There’s another discovery to be made, too. It’s a place beyond the mist and mud of the moors – a bright, exotic garden that seems to possess a mind of its own. Director Marc Munden finds himself swept up by its romantic possibility, egged on by the grand swell of violins that form the driving force of Dario Marianelli’s score. In the original book, the garden was ethereal, but not magic; here it breathes and shivers and shakes. It’s sumptuous and transportive, though weighed down by unnecessary CGI. The same is true of Thorne’s surprising inclusion of several Gothic tropes – namely a pair of ghosts, their pale limbs pointing Mary towards a buried past, and a climactic fire. The film only seems short of a poisoned spouse. 

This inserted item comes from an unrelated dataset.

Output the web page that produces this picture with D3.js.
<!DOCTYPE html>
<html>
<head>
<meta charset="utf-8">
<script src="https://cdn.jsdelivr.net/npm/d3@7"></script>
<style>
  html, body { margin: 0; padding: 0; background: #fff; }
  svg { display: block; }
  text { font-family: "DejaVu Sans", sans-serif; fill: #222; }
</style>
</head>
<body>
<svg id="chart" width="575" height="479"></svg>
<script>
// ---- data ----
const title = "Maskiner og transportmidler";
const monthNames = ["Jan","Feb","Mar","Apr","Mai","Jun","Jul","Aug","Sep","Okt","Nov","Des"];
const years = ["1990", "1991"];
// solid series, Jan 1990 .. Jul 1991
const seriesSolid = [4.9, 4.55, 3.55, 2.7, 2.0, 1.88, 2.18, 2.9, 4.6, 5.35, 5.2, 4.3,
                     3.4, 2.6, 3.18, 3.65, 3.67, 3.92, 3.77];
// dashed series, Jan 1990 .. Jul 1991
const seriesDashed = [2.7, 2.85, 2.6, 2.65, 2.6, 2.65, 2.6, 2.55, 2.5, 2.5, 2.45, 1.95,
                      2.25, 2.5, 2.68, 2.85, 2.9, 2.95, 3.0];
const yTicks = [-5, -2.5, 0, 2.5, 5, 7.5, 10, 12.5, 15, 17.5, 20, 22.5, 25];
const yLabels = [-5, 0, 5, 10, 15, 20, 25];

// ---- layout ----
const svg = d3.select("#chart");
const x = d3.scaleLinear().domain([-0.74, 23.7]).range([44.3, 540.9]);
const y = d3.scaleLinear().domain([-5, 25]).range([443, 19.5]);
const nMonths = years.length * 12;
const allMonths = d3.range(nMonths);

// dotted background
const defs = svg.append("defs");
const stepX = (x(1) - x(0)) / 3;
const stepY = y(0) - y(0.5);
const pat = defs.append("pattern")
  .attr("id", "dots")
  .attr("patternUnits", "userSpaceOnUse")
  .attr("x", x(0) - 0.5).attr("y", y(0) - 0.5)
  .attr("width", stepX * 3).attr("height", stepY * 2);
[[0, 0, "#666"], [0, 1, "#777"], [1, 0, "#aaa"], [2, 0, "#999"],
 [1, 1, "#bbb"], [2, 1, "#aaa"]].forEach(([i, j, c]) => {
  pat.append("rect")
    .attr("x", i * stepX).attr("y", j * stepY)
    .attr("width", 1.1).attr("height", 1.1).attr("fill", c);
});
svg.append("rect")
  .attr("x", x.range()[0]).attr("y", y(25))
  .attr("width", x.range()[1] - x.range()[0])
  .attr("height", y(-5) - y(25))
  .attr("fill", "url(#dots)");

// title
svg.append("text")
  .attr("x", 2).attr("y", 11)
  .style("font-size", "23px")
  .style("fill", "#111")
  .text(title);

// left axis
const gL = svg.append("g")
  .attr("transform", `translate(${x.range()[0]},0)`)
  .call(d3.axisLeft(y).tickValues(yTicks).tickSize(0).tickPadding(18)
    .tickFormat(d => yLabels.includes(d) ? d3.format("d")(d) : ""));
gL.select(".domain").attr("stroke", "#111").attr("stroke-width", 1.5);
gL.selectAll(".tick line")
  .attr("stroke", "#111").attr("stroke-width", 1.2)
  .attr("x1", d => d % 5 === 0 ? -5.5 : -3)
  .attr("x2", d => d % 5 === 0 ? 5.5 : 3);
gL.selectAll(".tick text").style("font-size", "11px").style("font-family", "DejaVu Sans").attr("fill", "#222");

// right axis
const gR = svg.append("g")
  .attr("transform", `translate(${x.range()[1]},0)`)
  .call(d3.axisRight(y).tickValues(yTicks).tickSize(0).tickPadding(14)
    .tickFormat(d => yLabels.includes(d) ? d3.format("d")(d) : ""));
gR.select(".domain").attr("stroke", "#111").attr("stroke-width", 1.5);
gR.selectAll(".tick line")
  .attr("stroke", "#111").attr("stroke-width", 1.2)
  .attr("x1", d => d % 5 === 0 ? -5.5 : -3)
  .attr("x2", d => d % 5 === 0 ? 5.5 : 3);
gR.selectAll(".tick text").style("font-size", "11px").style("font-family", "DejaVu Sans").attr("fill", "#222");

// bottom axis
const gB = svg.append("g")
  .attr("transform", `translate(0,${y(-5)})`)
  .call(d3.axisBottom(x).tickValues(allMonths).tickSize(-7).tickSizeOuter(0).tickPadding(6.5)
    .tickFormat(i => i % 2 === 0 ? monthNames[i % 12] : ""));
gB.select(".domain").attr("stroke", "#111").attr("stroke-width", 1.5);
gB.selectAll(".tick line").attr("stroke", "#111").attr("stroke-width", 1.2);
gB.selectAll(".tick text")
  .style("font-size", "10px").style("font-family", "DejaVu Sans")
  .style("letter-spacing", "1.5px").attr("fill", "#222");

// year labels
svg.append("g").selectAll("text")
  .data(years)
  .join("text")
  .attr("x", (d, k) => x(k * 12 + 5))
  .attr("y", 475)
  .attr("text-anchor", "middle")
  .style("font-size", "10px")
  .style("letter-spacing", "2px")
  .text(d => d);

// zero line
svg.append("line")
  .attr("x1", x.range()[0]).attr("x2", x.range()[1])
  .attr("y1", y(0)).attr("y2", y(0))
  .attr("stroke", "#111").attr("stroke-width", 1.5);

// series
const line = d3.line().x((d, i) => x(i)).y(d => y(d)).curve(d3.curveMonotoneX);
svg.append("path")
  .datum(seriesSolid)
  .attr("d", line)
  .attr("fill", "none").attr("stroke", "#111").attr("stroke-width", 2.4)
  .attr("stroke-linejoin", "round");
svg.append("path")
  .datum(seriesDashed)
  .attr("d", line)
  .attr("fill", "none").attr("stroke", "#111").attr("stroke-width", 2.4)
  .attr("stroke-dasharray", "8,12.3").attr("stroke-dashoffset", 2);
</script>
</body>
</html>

The Secret Garden has always been admired for its simple humanity – the moral that we must nurture people in the same way we tend to gardens. Here, the emotional pay-offs are grander in scale, but far less satisfying. The children are more invested in uncovering the mystery of their own childhoods than in showing each other compassion. Egerickx’s every word and expression has been filed to a sharp point, with a fierce intelligence behind her eyes. Her Mary is less of a mean-spirited brat than in Burnett’s story, more a product of immensely privileged surroundings. Her friendship with a local boy – the black, working-class Dickon (Amir Wilson) – sees a light drizzle of self-awareness settle on her shoulders. Today’s Secret Garden is modern to its core: socially conscious, but also wildly overstimulated.